[start Raw data]
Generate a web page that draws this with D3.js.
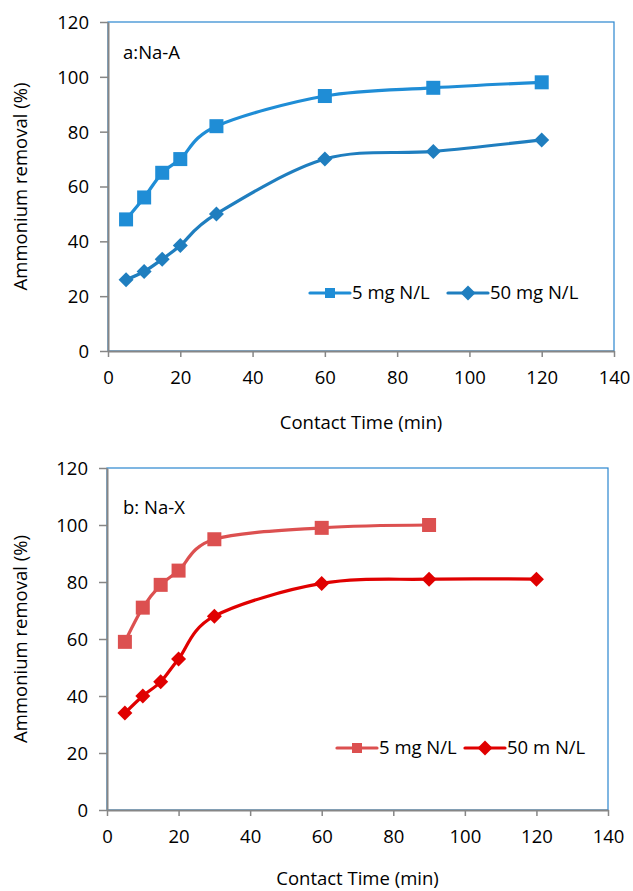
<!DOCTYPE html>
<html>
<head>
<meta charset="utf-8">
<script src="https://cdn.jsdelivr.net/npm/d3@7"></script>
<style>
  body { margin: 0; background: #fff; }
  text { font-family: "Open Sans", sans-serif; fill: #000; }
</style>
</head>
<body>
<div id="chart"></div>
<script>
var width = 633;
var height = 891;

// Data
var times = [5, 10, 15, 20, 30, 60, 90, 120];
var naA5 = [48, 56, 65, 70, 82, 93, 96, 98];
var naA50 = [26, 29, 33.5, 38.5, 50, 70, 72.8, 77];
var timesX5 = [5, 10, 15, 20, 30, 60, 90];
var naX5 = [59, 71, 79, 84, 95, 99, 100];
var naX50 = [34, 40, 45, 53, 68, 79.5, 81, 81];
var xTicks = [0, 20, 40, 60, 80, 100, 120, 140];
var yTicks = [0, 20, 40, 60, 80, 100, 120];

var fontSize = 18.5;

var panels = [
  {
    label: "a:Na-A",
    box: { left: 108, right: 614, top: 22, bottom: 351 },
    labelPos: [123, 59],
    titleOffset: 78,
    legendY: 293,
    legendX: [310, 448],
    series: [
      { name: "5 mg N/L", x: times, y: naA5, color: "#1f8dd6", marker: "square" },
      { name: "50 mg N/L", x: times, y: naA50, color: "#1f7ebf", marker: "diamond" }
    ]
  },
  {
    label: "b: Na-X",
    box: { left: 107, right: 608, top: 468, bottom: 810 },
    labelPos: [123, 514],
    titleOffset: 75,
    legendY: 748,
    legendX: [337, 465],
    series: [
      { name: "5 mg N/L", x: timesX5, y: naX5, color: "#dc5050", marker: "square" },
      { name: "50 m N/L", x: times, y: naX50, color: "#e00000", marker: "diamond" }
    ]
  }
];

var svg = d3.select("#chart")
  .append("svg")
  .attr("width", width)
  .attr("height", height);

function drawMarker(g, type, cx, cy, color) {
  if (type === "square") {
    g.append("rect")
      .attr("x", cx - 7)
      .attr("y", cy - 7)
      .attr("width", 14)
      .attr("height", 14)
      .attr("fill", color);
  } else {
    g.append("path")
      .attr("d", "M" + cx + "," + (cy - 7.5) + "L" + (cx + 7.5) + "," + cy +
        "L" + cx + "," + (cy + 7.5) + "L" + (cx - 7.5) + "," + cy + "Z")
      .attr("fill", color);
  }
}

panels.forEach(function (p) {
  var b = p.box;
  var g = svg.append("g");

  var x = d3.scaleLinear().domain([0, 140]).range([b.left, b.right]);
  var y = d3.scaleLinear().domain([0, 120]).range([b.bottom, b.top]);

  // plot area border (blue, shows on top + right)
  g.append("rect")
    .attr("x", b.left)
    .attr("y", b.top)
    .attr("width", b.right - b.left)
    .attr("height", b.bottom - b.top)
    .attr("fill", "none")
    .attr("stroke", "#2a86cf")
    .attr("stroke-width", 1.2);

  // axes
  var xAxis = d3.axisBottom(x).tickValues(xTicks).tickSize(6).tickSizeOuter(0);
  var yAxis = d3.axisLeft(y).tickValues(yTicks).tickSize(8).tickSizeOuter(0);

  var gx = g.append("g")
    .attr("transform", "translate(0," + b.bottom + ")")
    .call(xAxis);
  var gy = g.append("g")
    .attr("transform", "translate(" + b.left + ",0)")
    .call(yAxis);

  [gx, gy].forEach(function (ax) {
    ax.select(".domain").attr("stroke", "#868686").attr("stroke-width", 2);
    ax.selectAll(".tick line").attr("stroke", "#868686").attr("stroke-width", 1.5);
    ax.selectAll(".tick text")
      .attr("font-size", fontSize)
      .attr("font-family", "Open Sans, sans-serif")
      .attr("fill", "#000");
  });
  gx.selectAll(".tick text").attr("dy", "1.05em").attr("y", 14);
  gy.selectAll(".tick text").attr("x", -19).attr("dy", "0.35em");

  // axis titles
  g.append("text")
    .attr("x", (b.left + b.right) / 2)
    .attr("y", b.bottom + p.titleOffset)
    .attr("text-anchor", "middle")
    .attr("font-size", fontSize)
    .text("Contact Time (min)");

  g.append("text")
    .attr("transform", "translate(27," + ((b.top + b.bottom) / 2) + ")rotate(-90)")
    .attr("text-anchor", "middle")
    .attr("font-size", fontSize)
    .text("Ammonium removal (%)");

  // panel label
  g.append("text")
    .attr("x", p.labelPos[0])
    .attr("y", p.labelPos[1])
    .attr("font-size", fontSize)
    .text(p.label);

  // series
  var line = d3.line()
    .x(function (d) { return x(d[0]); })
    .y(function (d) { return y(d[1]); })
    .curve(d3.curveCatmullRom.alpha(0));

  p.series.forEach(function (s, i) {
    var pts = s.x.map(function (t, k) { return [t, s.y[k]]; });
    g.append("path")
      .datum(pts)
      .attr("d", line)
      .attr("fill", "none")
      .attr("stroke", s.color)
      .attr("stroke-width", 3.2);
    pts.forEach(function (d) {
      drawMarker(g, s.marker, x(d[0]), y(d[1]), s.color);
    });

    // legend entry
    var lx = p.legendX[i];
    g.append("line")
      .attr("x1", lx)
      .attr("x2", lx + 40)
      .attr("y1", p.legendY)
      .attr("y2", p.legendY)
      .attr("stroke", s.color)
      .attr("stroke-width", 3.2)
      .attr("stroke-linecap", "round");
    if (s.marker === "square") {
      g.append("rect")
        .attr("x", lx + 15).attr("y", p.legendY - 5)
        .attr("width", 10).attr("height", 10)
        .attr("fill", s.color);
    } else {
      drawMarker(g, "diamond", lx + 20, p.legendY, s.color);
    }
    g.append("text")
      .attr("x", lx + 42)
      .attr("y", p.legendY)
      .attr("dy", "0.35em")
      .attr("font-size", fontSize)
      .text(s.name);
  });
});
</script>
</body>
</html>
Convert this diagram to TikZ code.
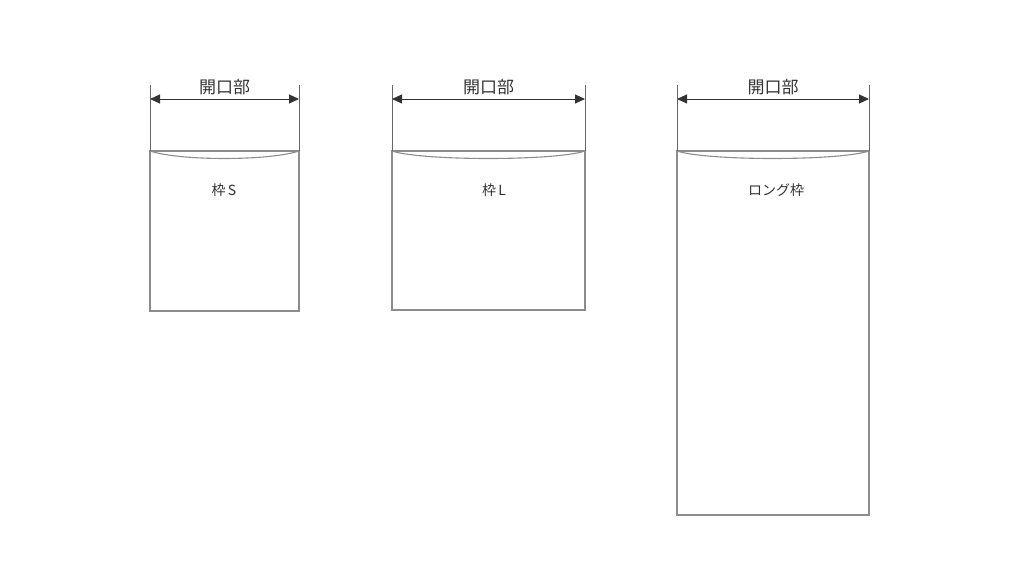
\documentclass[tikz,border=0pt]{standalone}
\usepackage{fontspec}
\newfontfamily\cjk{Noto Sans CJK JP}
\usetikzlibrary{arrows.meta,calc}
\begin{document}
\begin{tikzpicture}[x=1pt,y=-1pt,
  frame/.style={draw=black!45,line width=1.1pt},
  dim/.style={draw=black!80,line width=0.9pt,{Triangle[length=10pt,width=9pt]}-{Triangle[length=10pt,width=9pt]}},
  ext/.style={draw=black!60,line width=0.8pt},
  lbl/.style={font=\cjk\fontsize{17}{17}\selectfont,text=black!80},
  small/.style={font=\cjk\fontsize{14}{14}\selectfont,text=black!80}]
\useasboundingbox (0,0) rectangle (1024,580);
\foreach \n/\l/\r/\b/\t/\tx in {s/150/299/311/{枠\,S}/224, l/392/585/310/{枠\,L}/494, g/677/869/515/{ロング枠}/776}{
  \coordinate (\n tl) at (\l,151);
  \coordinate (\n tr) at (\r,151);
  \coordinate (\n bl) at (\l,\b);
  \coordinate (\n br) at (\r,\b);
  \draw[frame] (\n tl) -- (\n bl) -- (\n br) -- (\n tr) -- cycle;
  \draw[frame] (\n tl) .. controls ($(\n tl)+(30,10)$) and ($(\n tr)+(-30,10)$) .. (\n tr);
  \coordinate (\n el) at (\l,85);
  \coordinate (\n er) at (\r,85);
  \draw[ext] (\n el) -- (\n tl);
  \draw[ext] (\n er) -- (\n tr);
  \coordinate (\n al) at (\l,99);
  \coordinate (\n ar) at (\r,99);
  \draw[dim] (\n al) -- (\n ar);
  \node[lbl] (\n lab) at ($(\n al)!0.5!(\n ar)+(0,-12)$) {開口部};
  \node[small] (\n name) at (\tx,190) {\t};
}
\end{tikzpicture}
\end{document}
[end Raw data]
**What is expected:** Everything from the top line of the data down to and including the line with "var fontSize = 18.5;" is to be copied, except the pictures.

**Correct output:**
Generate a web page that draws this with D3.js.
<!DOCTYPE html>
<html>
<head>
<meta charset="utf-8">
<script src="https://cdn.jsdelivr.net/npm/d3@7"></script>
<style>
  body { margin: 0; background: #fff; }
  text { font-family: "Open Sans", sans-serif; fill: #000; }
</style>
</head>
<body>
<div id="chart"></div>
<script>
var width = 633;
var height = 891;

// Data
var times = [5, 10, 15, 20, 30, 60, 90, 120];
var naA5 = [48, 56, 65, 70, 82, 93, 96, 98];
var naA50 = [26, 29, 33.5, 38.5, 50, 70, 72.8, 77];
var timesX5 = [5, 10, 15, 20, 30, 60, 90];
var naX5 = [59, 71, 79, 84, 95, 99, 100];
var naX50 = [34, 40, 45, 53, 68, 79.5, 81, 81];
var xTicks = [0, 20, 40, 60, 80, 100, 120, 140];
var yTicks = [0, 20, 40, 60, 80, 100, 120];

var fontSize = 18.5;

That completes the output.